Problem requirements: Reproduce the listing exactly, with no pictures in your copy.

Recorded data:
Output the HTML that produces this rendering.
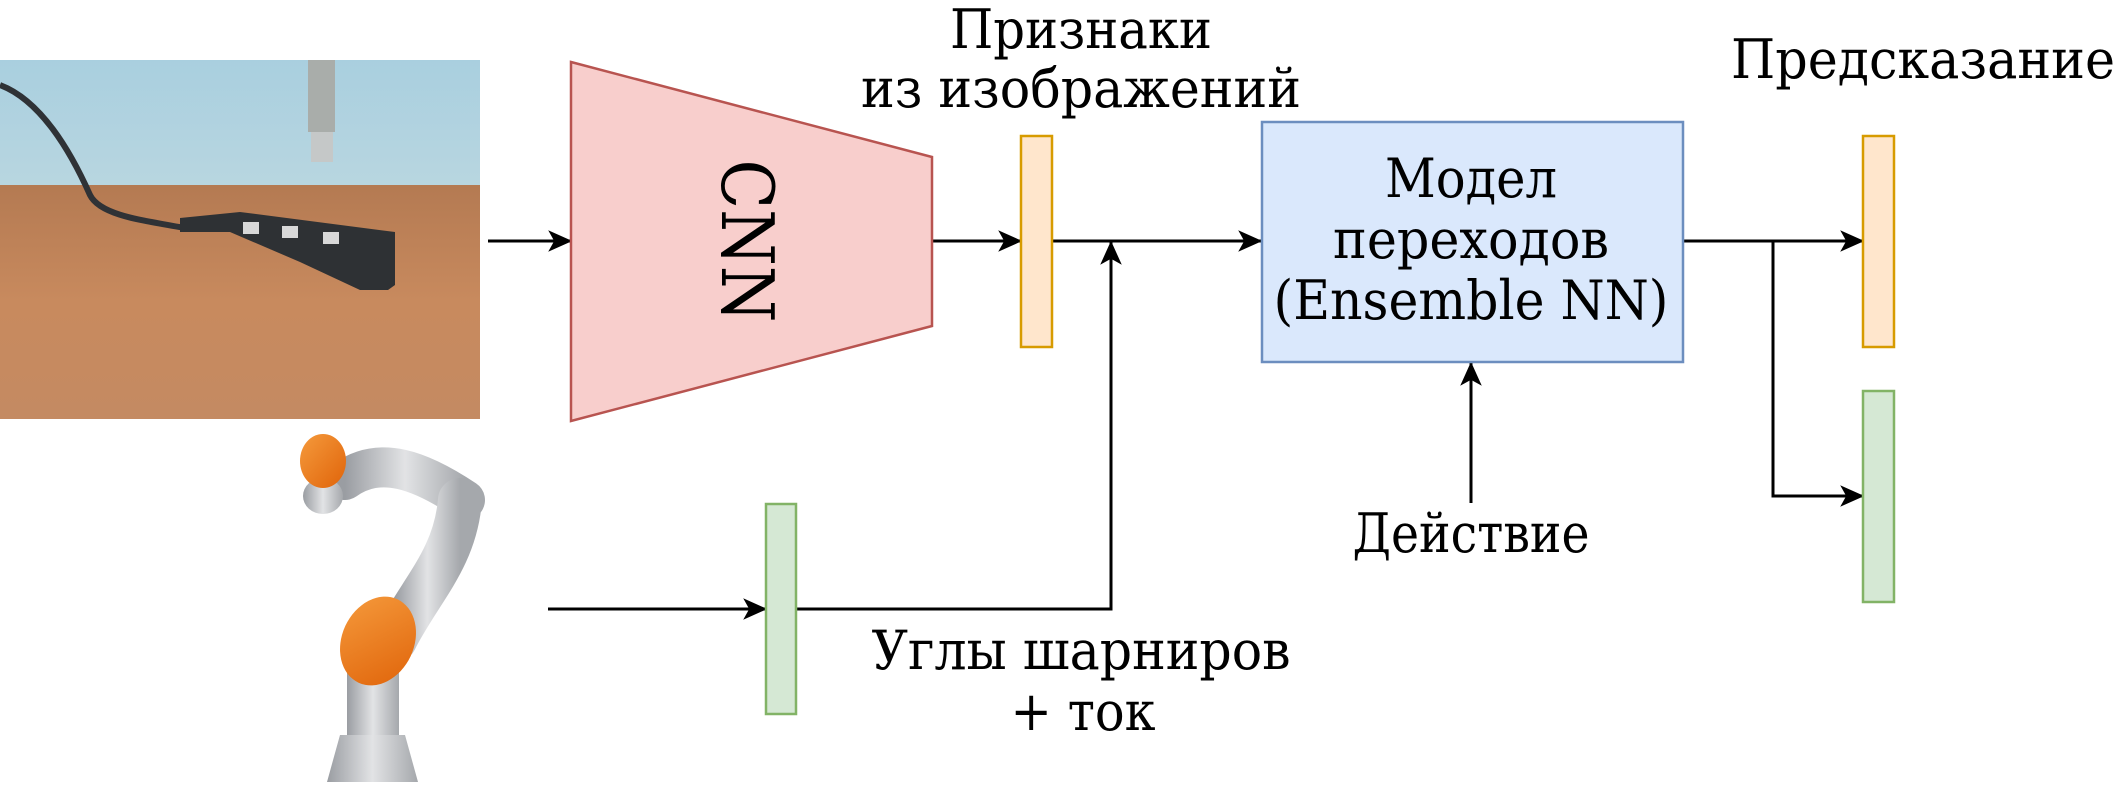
<!DOCTYPE html>
<html><head><meta charset="utf-8"><style>
html,body{margin:0;padding:0;background:#fff;}
svg{display:block;}
text{font-family:"DejaVu Serif Condensed","DejaVu Serif","Liberation Serif",serif;fill:#000;}
</style></head><body>
<svg width="2118" height="792" viewBox="0 0 2118 792" xmlns="http://www.w3.org/2000/svg">
<defs>
<linearGradient id="wall" x1="0" y1="0" x2="0" y2="1"><stop offset="0" stop-color="#a9cfdf"/><stop offset="1" stop-color="#b8d6e0"/></linearGradient>
<linearGradient id="wood" x1="0" y1="0" x2="0" y2="1"><stop offset="0" stop-color="#b47a52"/><stop offset="0.5" stop-color="#c88a5e"/><stop offset="1" stop-color="#c48a62"/></linearGradient>
<linearGradient id="metal" x1="0" y1="0" x2="1" y2="0"><stop offset="0" stop-color="#9a9da2"/><stop offset="0.5" stop-color="#e2e3e5"/><stop offset="1" stop-color="#a5a8ac"/></linearGradient>
<linearGradient id="org" x1="0" y1="0" x2="1" y2="1"><stop offset="0" stop-color="#f59a3c"/><stop offset="1" stop-color="#e0640a"/></linearGradient>
<marker id="ar" viewBox="0 0 20 20" refX="19" refY="10" markerWidth="24" markerHeight="24" markerUnits="userSpaceOnUse" orient="auto"><path d="M0,1 L20,10 L0,19 L5,10 Z" fill="#000"/></marker>
</defs>

<!-- photo -->
<rect x="0" y="60" width="480" height="126" fill="url(#wall)"/>
<rect x="0" y="185" width="480" height="234" fill="url(#wood)"/>
<rect x="308" y="60" width="27" height="72" fill="#a9adaa"/>
<rect x="311" y="132" width="22" height="30" fill="#c5c8c8"/>
<path d="M0,85 C40,100 70,150 90,195 C100,215 140,220 185,228" stroke="#2f3236" stroke-width="6" fill="none"/>
<path d="M180,218 L240,212 L395,232 L395,285 L388,290 L360,290 L300,262 L230,232 L180,232 Z" fill="#2e3134"/>
<rect x="243" y="222" width="16" height="12" fill="#d8d8d8"/>
<rect x="282" y="226" width="16" height="12" fill="#d8d8d8"/>
<rect x="323" y="232" width="16" height="12" fill="#d8d8d8"/>

<!-- robot -->
<path d="M345,480 C380,455 420,470 465,500" stroke="url(#metal)" stroke-width="40" fill="none" stroke-linecap="round"/>
<path d="M460,500 C455,560 420,590 395,640" stroke="url(#metal)" stroke-width="44" fill="none" stroke-linecap="round"/>
<rect x="347" y="660" width="52" height="95" fill="url(#metal)"/>
<path d="M340,735 L405,735 L418,782 L327,782 Z" fill="url(#metal)"/>
<ellipse cx="323" cy="496" rx="20" ry="18" fill="url(#metal)"/>
<ellipse cx="323" cy="461" rx="23" ry="27" fill="url(#org)"/>
<ellipse cx="378" cy="641" rx="36" ry="46" transform="rotate(25 378 641)" fill="url(#org)"/>

<!-- arrows -->
<g stroke="#000" stroke-width="3" fill="none">
<line x1="488" y1="241" x2="571" y2="241" marker-end="url(#ar)"/>
<line x1="932" y1="241" x2="1021" y2="241" marker-end="url(#ar)"/>
<line x1="1053" y1="241" x2="1261" y2="241" marker-end="url(#ar)"/>
<line x1="548" y1="609" x2="766" y2="609" marker-end="url(#ar)"/>
<polyline points="796,609 1111,609 1111,242" marker-end="url(#ar)"/>
<line x1="1683" y1="241" x2="1863" y2="241" marker-end="url(#ar)"/>
<polyline points="1773,241 1773,496 1863,496" marker-end="url(#ar)"/>
<line x1="1471" y1="503" x2="1471" y2="363" marker-end="url(#ar)"/>
</g>

<!-- CNN -->
<polygon points="571,62 932,157 932,326 571,421" fill="#f8cecc" stroke="#b85450" stroke-width="2.5"/>
<text x="747" y="241" font-size="72" text-anchor="middle" dominant-baseline="central" transform="rotate(90 747 241)">CNN</text>

<!-- bars -->
<rect x="1021" y="136" width="31" height="211" fill="#ffe6cc" stroke="#d79b00" stroke-width="2.5"/>
<rect x="766" y="504" width="30" height="210" fill="#d5e8d4" stroke="#82b366" stroke-width="2.5"/>
<rect x="1863" y="136" width="31" height="211" fill="#ffe6cc" stroke="#d79b00" stroke-width="2.5"/>
<rect x="1863" y="391" width="31" height="211" fill="#d5e8d4" stroke="#82b366" stroke-width="2.5"/>

<!-- model box -->
<rect x="1262" y="122" width="421" height="240" fill="#dae8fc" stroke="#6c8ebf" stroke-width="2.5"/>
<text x="1471" y="197" font-size="54" text-anchor="middle" textLength="172" lengthAdjust="spacingAndGlyphs">Модел</text>
<text x="1471" y="258" font-size="54" text-anchor="middle" textLength="276" lengthAdjust="spacingAndGlyphs">переходов</text>
<text x="1471" y="319" font-size="54" text-anchor="middle" textLength="395" lengthAdjust="spacingAndGlyphs">(Ensemble NN)</text>

<!-- labels -->
<text x="1081" y="48" font-size="54" text-anchor="middle" textLength="262" lengthAdjust="spacingAndGlyphs">Признаки</text>
<text x="1081" y="107" font-size="54" text-anchor="middle" textLength="440" lengthAdjust="spacingAndGlyphs">из изображений</text>
<text x="1923" y="78" font-size="54" text-anchor="middle" textLength="384" lengthAdjust="spacingAndGlyphs">Предсказание</text>
<text x="1471" y="552" font-size="54" text-anchor="middle" textLength="237" lengthAdjust="spacingAndGlyphs">Действие</text>
<text x="1081" y="669" font-size="54" text-anchor="middle" textLength="419" lengthAdjust="spacingAndGlyphs">Углы шарниров</text>
<text x="1083" y="730" font-size="54" text-anchor="middle" textLength="145" lengthAdjust="spacingAndGlyphs">+ ток</text>
</svg>
</body></html>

Expected answer:
Output the HTML that produces this rendering.
<!DOCTYPE html>
<html><head><meta charset="utf-8"><style>
html,body{margin:0;padding:0;background:#fff;}
svg{display:block;}
text{font-family:"DejaVu Serif Condensed","DejaVu Serif","Liberation Serif",serif;fill:#000;}
</style></head><body>
<svg width="2118" height="792" viewBox="0 0 2118 792" xmlns="http://www.w3.org/2000/svg">
<defs>
<linearGradient id="wall" x1="0" y1="0" x2="0" y2="1"><stop offset="0" stop-color="#a9cfdf"/><stop offset="1" stop-color="#b8d6e0"/></linearGradient>
<linearGradient id="wood" x1="0" y1="0" x2="0" y2="1"><stop offset="0" stop-color="#b47a52"/><stop offset="0.5" stop-color="#c88a5e"/><stop offset="1" stop-color="#c48a62"/></linearGradient>
<linearGradient id="metal" x1="0" y1="0" x2="1" y2="0"><stop offset="0" stop-color="#9a9da2"/><stop offset="0.5" stop-color="#e2e3e5"/><stop offset="1" stop-color="#a5a8ac"/></linearGradient>
<linearGradient id="org" x1="0" y1="0" x2="1" y2="1"><stop offset="0" stop-color="#f59a3c"/><stop offset="1" stop-color="#e0640a"/></linearGradient>
<marker id="ar" viewBox="0 0 20 20" refX="19" refY="10" markerWidth="24" markerHeight="24" markerUnits="userSpaceOnUse" orient="auto"><path d="M0,1 L20,10 L0,19 L5,10 Z" fill="#000"/></marker>
</defs>

<!-- photo -->
<rect x="0" y="60" width="480" height="126" fill="url(#wall)"/>
<rect x="0" y="185" width="480" height="234" fill="url(#wood)"/>
<rect x="308" y="60" width="27" height="72" fill="#a9adaa"/>
<rect x="311" y="132" width="22" height="30" fill="#c5c8c8"/>
<path d="M0,85 C40,100 70,150 90,195 C100,215 140,220 185,228" stroke="#2f3236" stroke-width="6" fill="none"/>
<path d="M180,218 L240,212 L395,232 L395,285 L388,290 L360,290 L300,262 L230,232 L180,232 Z" fill="#2e3134"/>
<rect x="243" y="222" width="16" height="12" fill="#d8d8d8"/>
<rect x="282" y="226" width="16" height="12" fill="#d8d8d8"/>
<rect x="323" y="232" width="16" height="12" fill="#d8d8d8"/>

<!-- robot -->
<path d="M345,480 C380,455 420,470 465,500" stroke="url(#metal)" stroke-width="40" fill="none" stroke-linecap="round"/>
<path d="M460,500 C455,560 420,590 395,640" stroke="url(#metal)" stroke-width="44" fill="none" stroke-linecap="round"/>
<rect x="347" y="660" width="52" height="95" fill="url(#metal)"/>
<path d="M340,735 L405,735 L418,782 L327,782 Z" fill="url(#metal)"/>
<ellipse cx="323" cy="496" rx="20" ry="18" fill="url(#metal)"/>
<ellipse cx="323" cy="461" rx="23" ry="27" fill="url(#org)"/>
<ellipse cx="378" cy="641" rx="36" ry="46" transform="rotate(25 378 641)" fill="url(#org)"/>

<!-- arrows -->
<g stroke="#000" stroke-width="3" fill="none">
<line x1="488" y1="241" x2="571" y2="241" marker-end="url(#ar)"/>
<line x1="932" y1="241" x2="1021" y2="241" marker-end="url(#ar)"/>
<line x1="1053" y1="241" x2="1261" y2="241" marker-end="url(#ar)"/>
<line x1="548" y1="609" x2="766" y2="609" marker-end="url(#ar)"/>
<polyline points="796,609 1111,609 1111,242" marker-end="url(#ar)"/>
<line x1="1683" y1="241" x2="1863" y2="241" marker-end="url(#ar)"/>
<polyline points="1773,241 1773,496 1863,496" marker-end="url(#ar)"/>
<line x1="1471" y1="503" x2="1471" y2="363" marker-end="url(#ar)"/>
</g>

<!-- CNN -->
<polygon points="571,62 932,157 932,326 571,421" fill="#f8cecc" stroke="#b85450" stroke-width="2.5"/>
<text x="747" y="241" font-size="72" text-anchor="middle" dominant-baseline="central" transform="rotate(90 747 241)">CNN</text>

<!-- bars -->
<rect x="1021" y="136" width="31" height="211" fill="#ffe6cc" stroke="#d79b00" stroke-width="2.5"/>
<rect x="766" y="504" width="30" height="210" fill="#d5e8d4" stroke="#82b366" stroke-width="2.5"/>
<rect x="1863" y="136" width="31" height="211" fill="#ffe6cc" stroke="#d79b00" stroke-width="2.5"/>
<rect x="1863" y="391" width="31" height="211" fill="#d5e8d4" stroke="#82b366" stroke-width="2.5"/>

<!-- model box -->
<rect x="1262" y="122" width="421" height="240" fill="#dae8fc" stroke="#6c8ebf" stroke-width="2.5"/>
<text x="1471" y="197" font-size="54" text-anchor="middle" textLength="172" lengthAdjust="spacingAndGlyphs">Модел</text>
<text x="1471" y="258" font-size="54" text-anchor="middle" textLength="276" lengthAdjust="spacingAndGlyphs">переходов</text>
<text x="1471" y="319" font-size="54" text-anchor="middle" textLength="395" lengthAdjust="spacingAndGlyphs">(Ensemble NN)</text>

<!-- labels -->
<text x="1081" y="48" font-size="54" text-anchor="middle" textLength="262" lengthAdjust="spacingAndGlyphs">Признаки</text>
<text x="1081" y="107" font-size="54" text-anchor="middle" textLength="440" lengthAdjust="spacingAndGlyphs">из изображений</text>
<text x="1923" y="78" font-size="54" text-anchor="middle" textLength="384" lengthAdjust="spacingAndGlyphs">Предсказание</text>
<text x="1471" y="552" font-size="54" text-anchor="middle" textLength="237" lengthAdjust="spacingAndGlyphs">Действие</text>
<text x="1081" y="669" font-size="54" text-anchor="middle" textLength="419" lengthAdjust="spacingAndGlyphs">Углы шарниров</text>
<text x="1083" y="730" font-size="54" text-anchor="middle" textLength="145" lengthAdjust="spacingAndGlyphs">+ ток</text>
</svg>
</body></html>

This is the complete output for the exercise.